## WHAT TO DO
Return nothing but the lines from the one with "Write a web" through the one with "var chart = echarts.init(document.getElementById('chart'));" in the data below, word for word and without pictures.

## DATA ROWS
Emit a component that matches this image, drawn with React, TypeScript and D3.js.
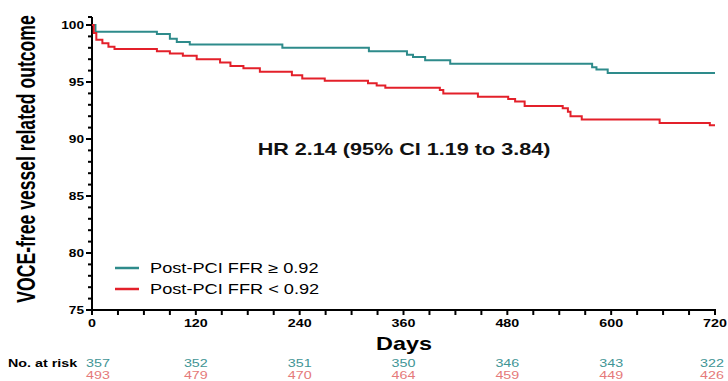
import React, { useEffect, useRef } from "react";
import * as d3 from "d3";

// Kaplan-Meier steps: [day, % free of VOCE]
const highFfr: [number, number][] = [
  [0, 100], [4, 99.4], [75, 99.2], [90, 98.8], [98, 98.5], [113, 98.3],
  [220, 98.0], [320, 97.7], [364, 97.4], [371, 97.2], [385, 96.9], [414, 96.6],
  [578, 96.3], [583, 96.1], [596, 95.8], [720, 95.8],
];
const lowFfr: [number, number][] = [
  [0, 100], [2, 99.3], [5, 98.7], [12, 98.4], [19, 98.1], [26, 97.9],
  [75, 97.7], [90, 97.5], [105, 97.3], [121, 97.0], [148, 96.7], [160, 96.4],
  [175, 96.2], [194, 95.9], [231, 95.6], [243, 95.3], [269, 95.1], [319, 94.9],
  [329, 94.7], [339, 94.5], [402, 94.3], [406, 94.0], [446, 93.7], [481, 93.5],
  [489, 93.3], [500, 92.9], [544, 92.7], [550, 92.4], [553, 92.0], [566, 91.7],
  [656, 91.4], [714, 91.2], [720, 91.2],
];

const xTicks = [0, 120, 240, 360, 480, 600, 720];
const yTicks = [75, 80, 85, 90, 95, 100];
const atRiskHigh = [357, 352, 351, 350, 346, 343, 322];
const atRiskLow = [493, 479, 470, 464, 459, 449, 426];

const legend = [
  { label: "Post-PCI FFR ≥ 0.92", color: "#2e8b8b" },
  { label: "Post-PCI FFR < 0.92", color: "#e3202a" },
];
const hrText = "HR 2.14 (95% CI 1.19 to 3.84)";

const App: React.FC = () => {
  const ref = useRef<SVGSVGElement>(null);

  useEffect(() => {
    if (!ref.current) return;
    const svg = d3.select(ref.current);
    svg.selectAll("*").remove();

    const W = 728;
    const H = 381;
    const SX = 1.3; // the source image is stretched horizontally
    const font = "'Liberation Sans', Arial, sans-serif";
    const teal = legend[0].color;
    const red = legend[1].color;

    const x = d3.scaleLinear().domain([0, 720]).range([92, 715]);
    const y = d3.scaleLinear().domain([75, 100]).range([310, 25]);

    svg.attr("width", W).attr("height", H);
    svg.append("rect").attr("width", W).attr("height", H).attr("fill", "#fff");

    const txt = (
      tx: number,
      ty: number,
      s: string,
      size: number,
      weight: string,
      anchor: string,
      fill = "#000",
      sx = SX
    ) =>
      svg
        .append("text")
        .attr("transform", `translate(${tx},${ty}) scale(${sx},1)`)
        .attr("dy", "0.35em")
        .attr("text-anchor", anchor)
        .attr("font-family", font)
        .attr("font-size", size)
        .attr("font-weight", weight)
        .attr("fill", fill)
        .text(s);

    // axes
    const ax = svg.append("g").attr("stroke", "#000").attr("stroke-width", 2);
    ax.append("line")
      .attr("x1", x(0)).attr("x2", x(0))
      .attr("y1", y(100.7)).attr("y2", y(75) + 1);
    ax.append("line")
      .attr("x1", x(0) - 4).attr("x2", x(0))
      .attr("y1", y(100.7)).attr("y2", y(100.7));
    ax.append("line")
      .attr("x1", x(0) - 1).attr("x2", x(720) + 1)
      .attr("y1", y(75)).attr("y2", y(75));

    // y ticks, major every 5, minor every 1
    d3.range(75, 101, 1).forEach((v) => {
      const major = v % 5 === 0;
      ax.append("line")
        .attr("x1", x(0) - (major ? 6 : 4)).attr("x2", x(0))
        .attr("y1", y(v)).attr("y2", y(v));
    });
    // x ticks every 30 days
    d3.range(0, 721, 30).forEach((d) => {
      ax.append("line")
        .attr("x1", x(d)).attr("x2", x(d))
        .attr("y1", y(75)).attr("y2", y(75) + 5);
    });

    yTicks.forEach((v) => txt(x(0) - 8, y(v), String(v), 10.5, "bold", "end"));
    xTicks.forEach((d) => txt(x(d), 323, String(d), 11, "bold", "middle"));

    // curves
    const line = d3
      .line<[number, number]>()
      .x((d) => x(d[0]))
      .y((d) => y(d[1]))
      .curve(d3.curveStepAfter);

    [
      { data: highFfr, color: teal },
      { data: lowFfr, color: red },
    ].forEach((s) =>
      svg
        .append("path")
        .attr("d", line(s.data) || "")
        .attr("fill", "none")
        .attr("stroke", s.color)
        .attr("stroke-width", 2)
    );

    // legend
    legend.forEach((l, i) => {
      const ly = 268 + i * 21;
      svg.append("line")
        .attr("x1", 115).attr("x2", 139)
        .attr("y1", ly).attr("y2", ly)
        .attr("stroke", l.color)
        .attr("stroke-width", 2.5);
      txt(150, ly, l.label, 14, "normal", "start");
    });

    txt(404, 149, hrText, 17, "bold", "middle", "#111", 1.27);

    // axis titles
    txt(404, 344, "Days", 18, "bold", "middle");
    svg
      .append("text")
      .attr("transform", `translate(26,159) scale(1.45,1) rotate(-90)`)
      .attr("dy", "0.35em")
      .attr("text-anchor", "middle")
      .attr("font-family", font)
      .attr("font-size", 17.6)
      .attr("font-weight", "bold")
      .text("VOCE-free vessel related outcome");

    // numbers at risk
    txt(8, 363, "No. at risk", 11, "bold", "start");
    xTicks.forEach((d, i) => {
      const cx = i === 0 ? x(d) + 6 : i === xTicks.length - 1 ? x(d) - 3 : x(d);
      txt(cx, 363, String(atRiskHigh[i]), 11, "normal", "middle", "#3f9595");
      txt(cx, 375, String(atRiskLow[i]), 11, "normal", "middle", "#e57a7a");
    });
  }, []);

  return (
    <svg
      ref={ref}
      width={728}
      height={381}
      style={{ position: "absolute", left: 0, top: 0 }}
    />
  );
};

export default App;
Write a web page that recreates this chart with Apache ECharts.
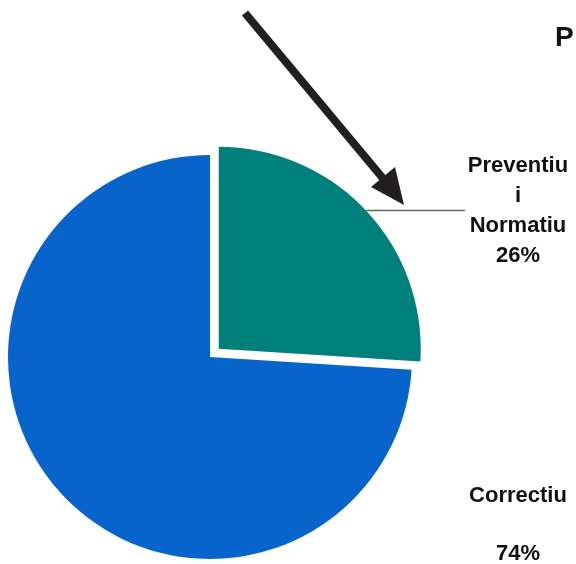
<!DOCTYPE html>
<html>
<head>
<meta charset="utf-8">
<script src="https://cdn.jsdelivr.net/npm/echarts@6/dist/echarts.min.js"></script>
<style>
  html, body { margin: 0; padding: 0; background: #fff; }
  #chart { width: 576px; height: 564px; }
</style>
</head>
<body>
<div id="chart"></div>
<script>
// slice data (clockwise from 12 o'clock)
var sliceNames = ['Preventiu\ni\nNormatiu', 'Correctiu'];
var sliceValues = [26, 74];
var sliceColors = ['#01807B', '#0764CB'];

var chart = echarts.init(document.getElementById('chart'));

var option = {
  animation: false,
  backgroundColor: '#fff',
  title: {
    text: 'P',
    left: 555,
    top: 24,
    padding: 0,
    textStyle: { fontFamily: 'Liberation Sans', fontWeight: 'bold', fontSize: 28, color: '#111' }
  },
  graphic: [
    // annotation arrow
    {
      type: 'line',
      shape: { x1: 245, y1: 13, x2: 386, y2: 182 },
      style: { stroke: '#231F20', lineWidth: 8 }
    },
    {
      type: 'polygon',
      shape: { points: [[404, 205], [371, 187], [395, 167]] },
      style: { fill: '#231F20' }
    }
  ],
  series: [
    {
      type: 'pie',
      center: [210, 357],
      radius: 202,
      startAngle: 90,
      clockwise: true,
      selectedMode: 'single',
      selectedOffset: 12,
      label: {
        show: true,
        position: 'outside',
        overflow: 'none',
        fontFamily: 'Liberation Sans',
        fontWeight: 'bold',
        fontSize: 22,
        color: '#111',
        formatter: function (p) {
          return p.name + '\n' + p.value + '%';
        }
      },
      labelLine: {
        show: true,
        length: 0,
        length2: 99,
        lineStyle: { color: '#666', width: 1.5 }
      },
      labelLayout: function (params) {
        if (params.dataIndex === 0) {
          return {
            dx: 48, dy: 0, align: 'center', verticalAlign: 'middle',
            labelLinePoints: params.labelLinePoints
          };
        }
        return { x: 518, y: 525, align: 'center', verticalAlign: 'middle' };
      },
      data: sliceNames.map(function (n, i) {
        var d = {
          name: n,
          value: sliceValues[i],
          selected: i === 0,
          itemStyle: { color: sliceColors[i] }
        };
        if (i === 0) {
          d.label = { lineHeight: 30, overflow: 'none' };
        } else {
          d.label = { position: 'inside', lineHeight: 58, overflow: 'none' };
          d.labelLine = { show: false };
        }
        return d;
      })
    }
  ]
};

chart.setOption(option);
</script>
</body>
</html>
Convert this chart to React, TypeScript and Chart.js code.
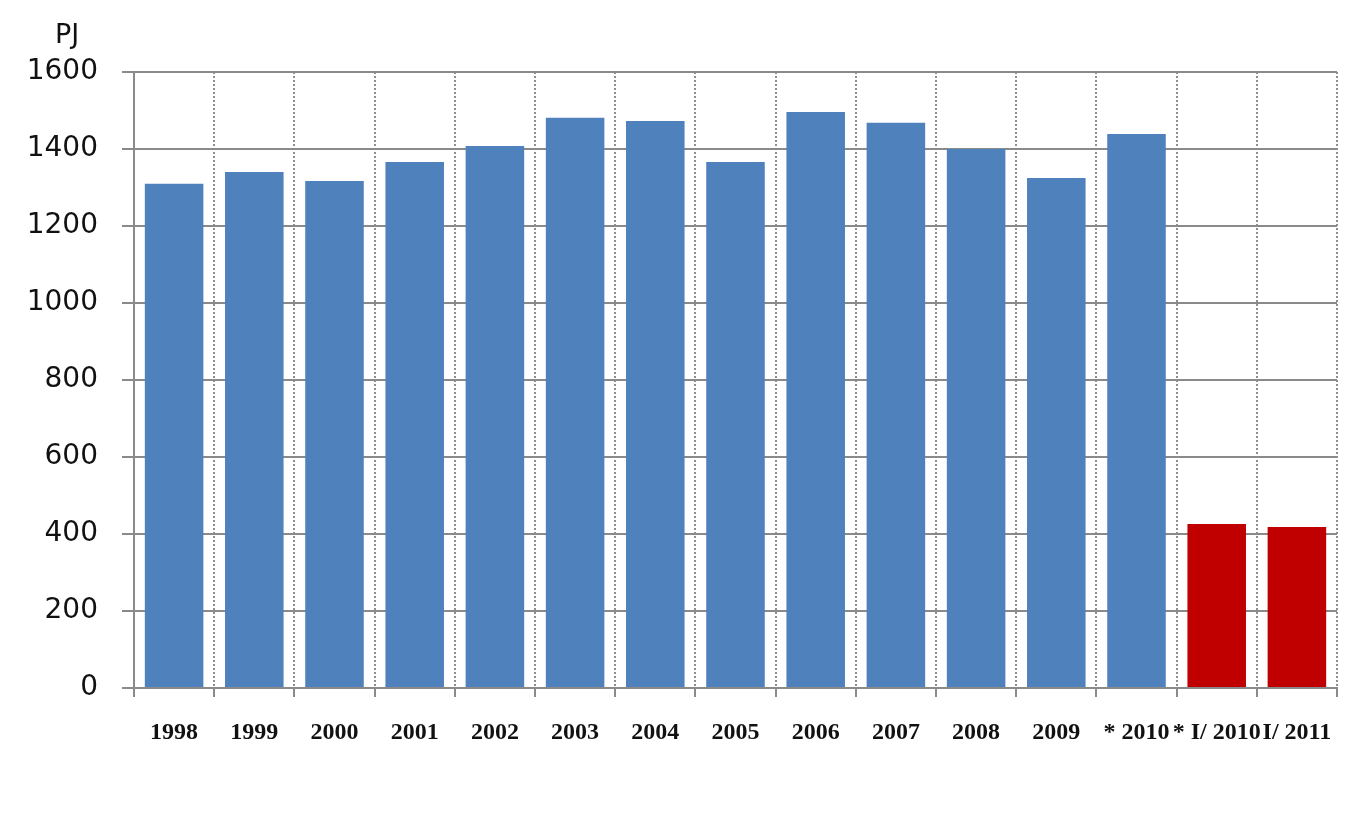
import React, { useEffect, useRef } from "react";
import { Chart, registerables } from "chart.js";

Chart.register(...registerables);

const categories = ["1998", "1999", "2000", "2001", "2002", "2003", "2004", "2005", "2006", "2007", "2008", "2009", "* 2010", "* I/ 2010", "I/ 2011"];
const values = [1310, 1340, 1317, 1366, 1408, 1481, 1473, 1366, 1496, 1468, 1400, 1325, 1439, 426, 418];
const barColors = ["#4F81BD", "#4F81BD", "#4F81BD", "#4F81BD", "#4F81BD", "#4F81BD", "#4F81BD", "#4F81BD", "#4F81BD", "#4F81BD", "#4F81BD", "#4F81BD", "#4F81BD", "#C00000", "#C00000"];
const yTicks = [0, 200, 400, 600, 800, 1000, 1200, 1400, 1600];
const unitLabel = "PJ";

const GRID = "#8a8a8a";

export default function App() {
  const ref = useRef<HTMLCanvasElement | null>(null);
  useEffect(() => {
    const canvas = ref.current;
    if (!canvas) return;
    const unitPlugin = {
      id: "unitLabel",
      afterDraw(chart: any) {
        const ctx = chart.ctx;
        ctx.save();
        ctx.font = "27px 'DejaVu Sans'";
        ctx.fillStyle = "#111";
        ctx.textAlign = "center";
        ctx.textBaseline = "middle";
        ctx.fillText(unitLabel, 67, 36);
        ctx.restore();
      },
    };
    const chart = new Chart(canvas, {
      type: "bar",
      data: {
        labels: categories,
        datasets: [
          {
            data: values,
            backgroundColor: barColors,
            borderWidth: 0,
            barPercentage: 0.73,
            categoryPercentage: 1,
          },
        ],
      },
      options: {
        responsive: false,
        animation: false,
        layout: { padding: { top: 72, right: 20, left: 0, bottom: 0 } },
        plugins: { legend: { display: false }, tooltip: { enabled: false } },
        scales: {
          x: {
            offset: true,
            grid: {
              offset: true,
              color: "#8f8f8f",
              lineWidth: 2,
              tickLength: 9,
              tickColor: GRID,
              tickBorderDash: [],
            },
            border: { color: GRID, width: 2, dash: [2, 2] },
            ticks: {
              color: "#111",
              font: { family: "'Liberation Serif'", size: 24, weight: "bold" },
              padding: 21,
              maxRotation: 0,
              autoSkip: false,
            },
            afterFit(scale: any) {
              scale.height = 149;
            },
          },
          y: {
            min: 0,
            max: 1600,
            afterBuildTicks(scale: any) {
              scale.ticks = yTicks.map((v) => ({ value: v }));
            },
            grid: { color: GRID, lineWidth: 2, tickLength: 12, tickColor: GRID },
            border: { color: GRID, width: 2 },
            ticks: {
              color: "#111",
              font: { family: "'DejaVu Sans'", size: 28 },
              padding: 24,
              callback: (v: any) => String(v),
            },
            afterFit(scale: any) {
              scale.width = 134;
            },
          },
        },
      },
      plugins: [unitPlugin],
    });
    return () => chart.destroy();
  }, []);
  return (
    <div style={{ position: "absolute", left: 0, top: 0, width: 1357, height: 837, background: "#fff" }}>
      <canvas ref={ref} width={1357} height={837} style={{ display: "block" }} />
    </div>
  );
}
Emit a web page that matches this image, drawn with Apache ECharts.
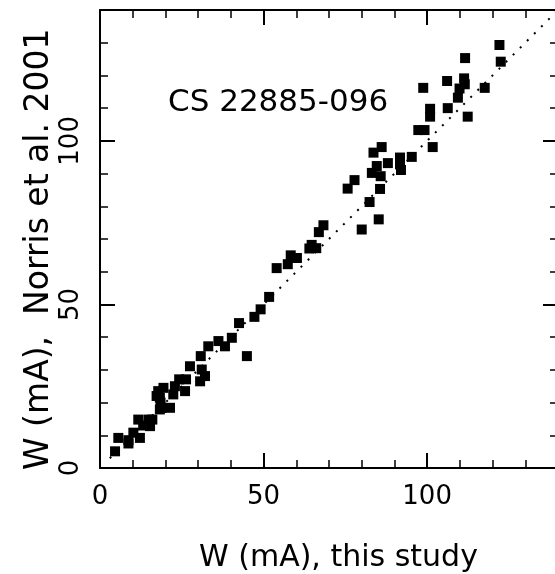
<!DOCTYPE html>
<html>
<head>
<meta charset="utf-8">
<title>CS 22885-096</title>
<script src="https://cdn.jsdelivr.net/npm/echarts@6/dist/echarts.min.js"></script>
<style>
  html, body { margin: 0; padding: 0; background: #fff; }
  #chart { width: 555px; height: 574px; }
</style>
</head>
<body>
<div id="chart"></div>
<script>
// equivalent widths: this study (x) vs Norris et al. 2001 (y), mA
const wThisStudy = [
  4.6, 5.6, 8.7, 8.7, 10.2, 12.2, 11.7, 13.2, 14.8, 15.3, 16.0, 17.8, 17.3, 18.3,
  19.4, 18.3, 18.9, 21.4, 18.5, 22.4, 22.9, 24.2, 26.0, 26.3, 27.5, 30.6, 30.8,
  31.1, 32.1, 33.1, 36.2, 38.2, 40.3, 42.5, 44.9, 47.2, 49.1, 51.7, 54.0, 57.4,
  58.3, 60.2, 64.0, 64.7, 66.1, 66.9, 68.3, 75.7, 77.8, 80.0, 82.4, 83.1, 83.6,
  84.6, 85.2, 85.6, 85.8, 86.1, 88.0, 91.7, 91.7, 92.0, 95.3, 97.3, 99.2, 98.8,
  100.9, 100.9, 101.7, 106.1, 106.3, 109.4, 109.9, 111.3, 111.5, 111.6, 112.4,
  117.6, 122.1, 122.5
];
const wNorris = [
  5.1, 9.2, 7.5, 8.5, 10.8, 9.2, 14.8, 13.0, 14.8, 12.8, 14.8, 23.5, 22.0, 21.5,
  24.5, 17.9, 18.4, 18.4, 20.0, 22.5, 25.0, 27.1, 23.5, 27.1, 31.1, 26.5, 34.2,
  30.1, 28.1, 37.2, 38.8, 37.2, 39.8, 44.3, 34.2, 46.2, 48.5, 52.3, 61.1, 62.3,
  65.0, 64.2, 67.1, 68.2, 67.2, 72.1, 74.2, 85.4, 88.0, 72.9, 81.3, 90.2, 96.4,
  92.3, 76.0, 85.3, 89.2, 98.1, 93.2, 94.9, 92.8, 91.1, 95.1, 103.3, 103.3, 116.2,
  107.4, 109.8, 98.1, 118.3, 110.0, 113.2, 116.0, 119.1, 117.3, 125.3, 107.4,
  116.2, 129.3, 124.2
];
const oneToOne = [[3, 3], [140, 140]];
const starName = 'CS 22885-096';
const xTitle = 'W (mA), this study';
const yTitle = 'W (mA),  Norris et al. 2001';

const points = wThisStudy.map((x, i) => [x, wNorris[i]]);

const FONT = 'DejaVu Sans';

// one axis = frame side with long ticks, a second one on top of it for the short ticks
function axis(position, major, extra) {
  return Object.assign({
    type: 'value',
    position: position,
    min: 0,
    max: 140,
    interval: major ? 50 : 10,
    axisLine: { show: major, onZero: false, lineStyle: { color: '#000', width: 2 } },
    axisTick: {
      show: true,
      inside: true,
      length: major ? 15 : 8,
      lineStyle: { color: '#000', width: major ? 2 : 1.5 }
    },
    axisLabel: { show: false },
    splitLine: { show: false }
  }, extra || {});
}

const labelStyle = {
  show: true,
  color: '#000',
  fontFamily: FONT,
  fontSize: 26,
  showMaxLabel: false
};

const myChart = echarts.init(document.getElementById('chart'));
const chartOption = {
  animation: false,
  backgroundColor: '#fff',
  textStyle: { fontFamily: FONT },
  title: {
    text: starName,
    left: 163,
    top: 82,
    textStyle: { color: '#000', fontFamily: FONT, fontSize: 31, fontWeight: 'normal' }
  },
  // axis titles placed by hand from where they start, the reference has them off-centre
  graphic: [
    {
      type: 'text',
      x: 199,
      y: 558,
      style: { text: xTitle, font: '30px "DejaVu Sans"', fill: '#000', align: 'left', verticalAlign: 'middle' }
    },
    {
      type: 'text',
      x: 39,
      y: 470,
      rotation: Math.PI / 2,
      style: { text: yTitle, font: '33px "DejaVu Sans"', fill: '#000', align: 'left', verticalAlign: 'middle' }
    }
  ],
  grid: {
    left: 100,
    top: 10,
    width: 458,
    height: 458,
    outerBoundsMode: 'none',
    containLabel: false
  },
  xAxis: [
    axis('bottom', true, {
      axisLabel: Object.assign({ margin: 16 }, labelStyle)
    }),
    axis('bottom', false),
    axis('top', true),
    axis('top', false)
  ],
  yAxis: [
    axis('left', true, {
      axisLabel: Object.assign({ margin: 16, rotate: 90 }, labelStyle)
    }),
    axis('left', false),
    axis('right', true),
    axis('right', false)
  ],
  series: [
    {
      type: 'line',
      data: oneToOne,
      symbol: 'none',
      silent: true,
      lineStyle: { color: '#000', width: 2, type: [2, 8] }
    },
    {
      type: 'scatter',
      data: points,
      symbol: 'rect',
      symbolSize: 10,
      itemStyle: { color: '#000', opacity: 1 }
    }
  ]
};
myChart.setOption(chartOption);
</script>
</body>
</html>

## SOLUTION FOR THIS PROBLEM
Write a web page that recreates this chart with Apache ECharts.
<!DOCTYPE html>
<html>
<head>
<meta charset="utf-8">
<script src="https://cdn.jsdelivr.net/npm/echarts@6/dist/echarts.min.js"></script>
<style>
  html, body { margin: 0; padding: 0; background: #fff; }
  #chart { width: 576px; height: 564px; }
</style>
</head>
<body>
<div id="chart"></div>
<script>
// slice data (clockwise from 12 o'clock)
var sliceNames = ['Preventiu\ni\nNormatiu', 'Correctiu'];
var sliceValues = [26, 74];
var sliceColors = ['#01807B', '#0764CB'];

var chart = echarts.init(document.getElementById('chart'));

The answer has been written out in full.